======== STORED ROWS ========

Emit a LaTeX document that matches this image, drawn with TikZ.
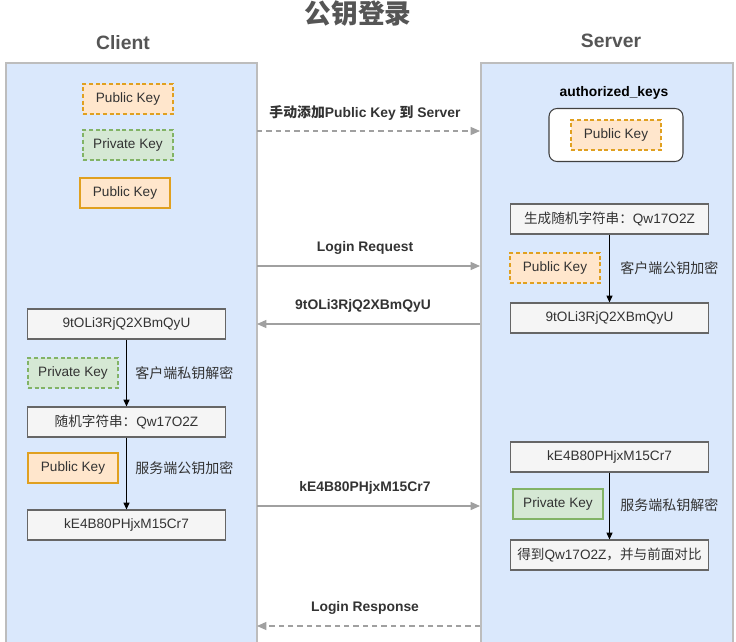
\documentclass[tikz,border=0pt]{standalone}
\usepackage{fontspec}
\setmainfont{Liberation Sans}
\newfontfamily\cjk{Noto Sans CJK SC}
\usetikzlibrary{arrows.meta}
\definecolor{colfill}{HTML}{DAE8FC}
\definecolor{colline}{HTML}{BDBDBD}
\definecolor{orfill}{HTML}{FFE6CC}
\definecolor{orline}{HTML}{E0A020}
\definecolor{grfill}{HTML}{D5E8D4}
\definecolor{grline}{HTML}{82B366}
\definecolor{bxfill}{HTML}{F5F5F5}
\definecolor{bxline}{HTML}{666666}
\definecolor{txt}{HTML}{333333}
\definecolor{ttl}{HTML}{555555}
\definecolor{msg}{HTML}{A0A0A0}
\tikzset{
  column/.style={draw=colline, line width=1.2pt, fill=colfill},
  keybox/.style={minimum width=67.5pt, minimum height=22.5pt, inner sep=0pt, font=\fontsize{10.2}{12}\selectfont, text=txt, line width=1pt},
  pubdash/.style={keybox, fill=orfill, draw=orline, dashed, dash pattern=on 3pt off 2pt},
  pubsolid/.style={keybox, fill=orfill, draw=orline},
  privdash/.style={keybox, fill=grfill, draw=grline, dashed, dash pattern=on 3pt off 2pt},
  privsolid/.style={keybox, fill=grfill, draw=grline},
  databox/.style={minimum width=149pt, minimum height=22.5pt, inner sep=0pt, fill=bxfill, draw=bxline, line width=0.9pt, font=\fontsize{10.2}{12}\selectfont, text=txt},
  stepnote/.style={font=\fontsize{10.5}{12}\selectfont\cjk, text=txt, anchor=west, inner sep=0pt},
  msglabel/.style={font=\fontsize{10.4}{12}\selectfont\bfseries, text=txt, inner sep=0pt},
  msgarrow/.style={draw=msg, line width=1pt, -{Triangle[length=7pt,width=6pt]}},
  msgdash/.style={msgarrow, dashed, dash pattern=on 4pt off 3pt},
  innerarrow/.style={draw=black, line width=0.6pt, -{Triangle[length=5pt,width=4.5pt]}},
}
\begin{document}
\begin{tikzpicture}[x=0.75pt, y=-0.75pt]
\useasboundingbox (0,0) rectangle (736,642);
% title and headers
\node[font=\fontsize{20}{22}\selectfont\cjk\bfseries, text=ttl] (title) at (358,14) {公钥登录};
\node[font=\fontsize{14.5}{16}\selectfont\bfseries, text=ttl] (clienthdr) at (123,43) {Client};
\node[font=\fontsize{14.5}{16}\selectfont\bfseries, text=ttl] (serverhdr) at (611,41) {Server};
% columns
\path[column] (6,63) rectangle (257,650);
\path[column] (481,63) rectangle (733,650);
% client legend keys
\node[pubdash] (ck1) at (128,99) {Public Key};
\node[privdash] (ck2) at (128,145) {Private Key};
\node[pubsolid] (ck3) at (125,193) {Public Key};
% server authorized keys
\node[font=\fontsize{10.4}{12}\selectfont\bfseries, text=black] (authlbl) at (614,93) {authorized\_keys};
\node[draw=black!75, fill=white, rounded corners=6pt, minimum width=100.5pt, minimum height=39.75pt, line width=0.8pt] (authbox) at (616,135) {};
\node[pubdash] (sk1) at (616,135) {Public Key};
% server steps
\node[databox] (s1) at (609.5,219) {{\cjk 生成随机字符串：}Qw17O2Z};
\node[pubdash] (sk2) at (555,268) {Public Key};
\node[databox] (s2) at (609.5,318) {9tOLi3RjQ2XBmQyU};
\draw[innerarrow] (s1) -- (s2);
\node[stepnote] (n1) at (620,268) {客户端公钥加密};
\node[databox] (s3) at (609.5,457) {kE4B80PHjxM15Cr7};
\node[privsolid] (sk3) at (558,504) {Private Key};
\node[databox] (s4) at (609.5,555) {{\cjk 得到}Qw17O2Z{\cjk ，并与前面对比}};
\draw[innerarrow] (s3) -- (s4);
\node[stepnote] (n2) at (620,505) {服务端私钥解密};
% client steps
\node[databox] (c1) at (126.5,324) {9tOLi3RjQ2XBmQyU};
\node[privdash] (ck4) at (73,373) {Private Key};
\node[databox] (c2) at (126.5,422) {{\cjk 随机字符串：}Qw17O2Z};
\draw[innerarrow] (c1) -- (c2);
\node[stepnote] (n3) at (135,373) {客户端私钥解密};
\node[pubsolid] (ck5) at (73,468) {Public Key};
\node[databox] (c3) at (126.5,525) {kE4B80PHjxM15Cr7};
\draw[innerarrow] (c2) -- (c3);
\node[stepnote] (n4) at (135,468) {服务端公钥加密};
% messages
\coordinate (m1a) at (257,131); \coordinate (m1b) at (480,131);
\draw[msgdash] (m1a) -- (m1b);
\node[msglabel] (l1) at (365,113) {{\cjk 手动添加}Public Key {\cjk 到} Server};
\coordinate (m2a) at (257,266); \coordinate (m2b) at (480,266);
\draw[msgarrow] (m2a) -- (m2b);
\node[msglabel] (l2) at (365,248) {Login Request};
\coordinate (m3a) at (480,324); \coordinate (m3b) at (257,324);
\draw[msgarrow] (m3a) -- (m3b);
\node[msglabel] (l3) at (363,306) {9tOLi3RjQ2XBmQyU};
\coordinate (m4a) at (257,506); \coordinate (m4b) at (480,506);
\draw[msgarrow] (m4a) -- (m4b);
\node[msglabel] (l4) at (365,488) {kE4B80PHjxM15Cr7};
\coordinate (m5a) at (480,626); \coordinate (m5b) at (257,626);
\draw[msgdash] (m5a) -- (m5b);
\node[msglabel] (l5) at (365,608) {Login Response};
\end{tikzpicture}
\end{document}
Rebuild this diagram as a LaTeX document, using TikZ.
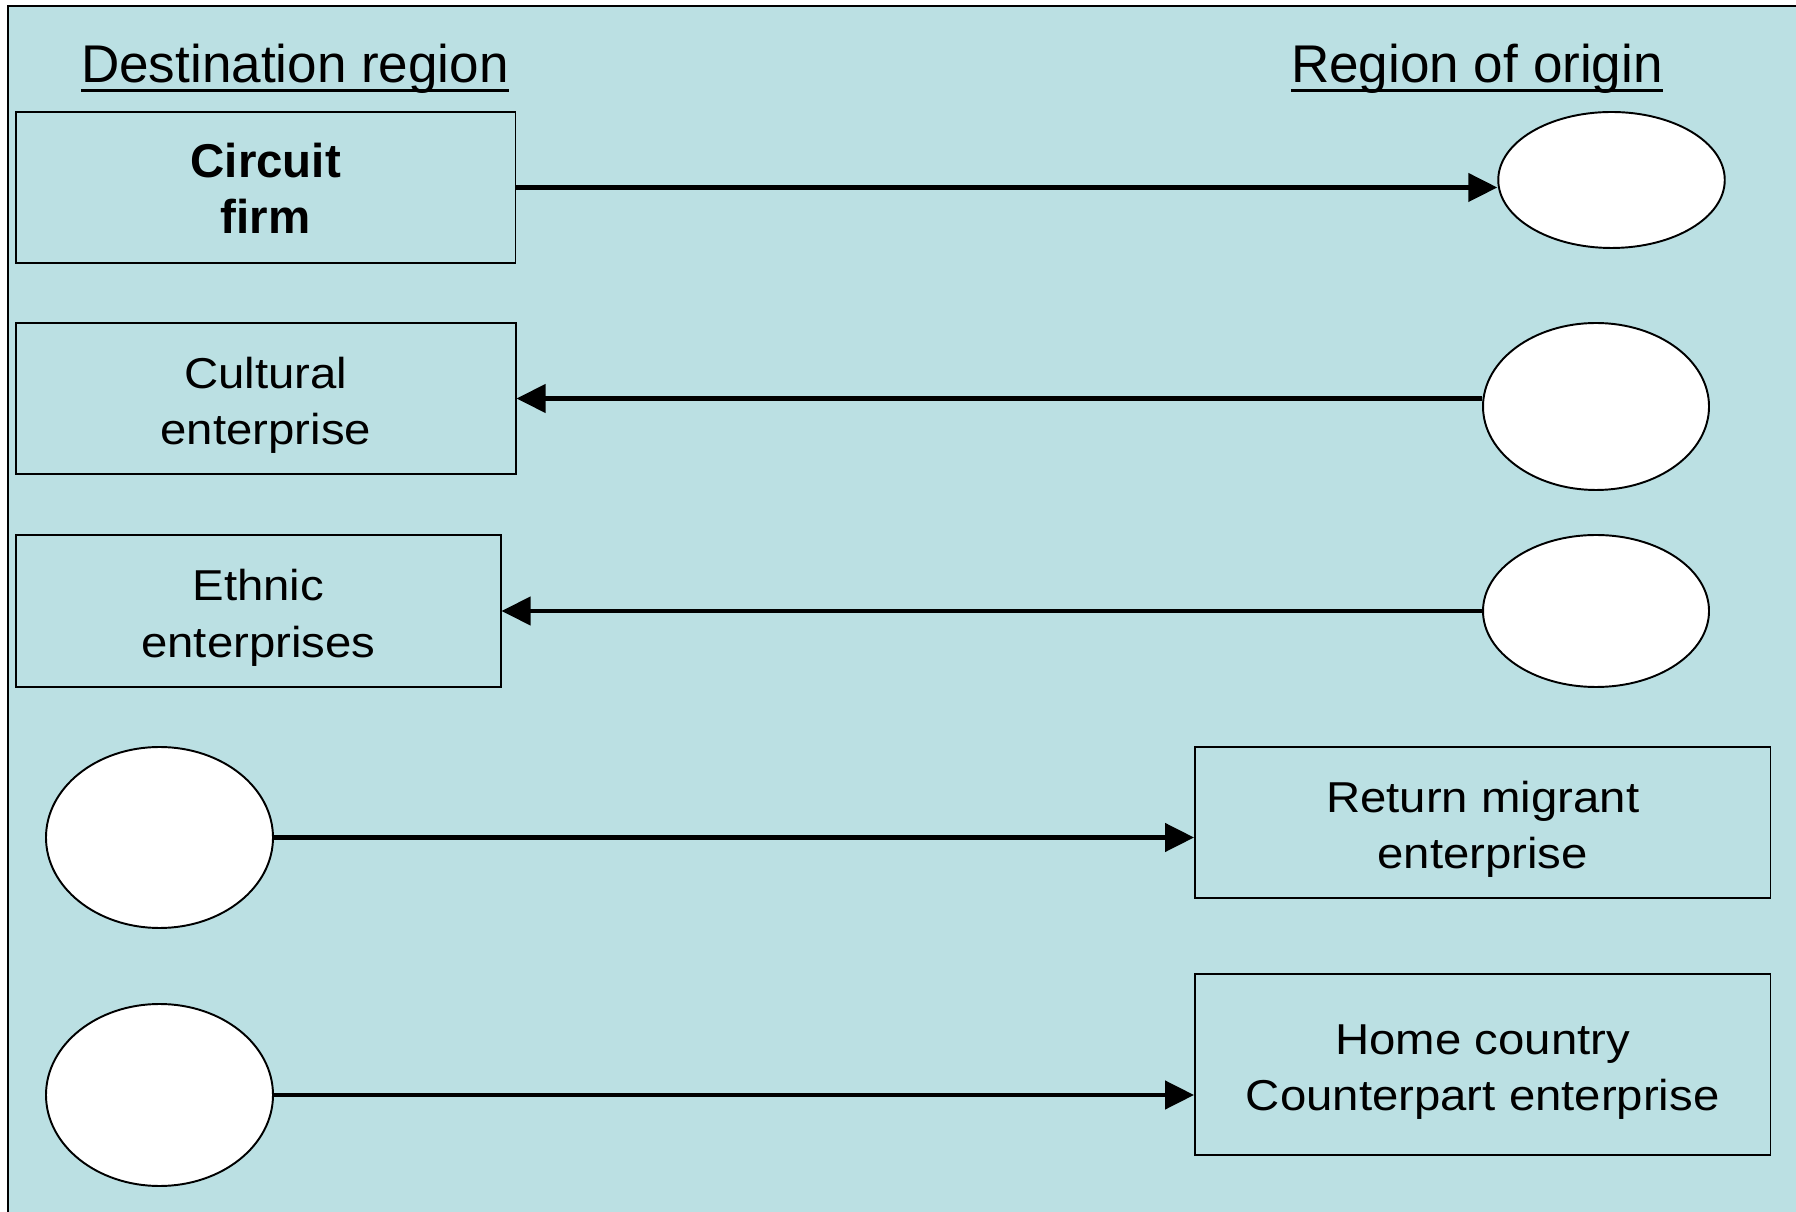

========

• **STATED GOAL**:
Gather up every line from the listing above in which the word "this" occurs.

• **EXERCISE SOLUTION**:
Emit a LaTeX document that matches this image, drawn with TikZ.
Rebuild this diagram as a LaTeX document, using TikZ.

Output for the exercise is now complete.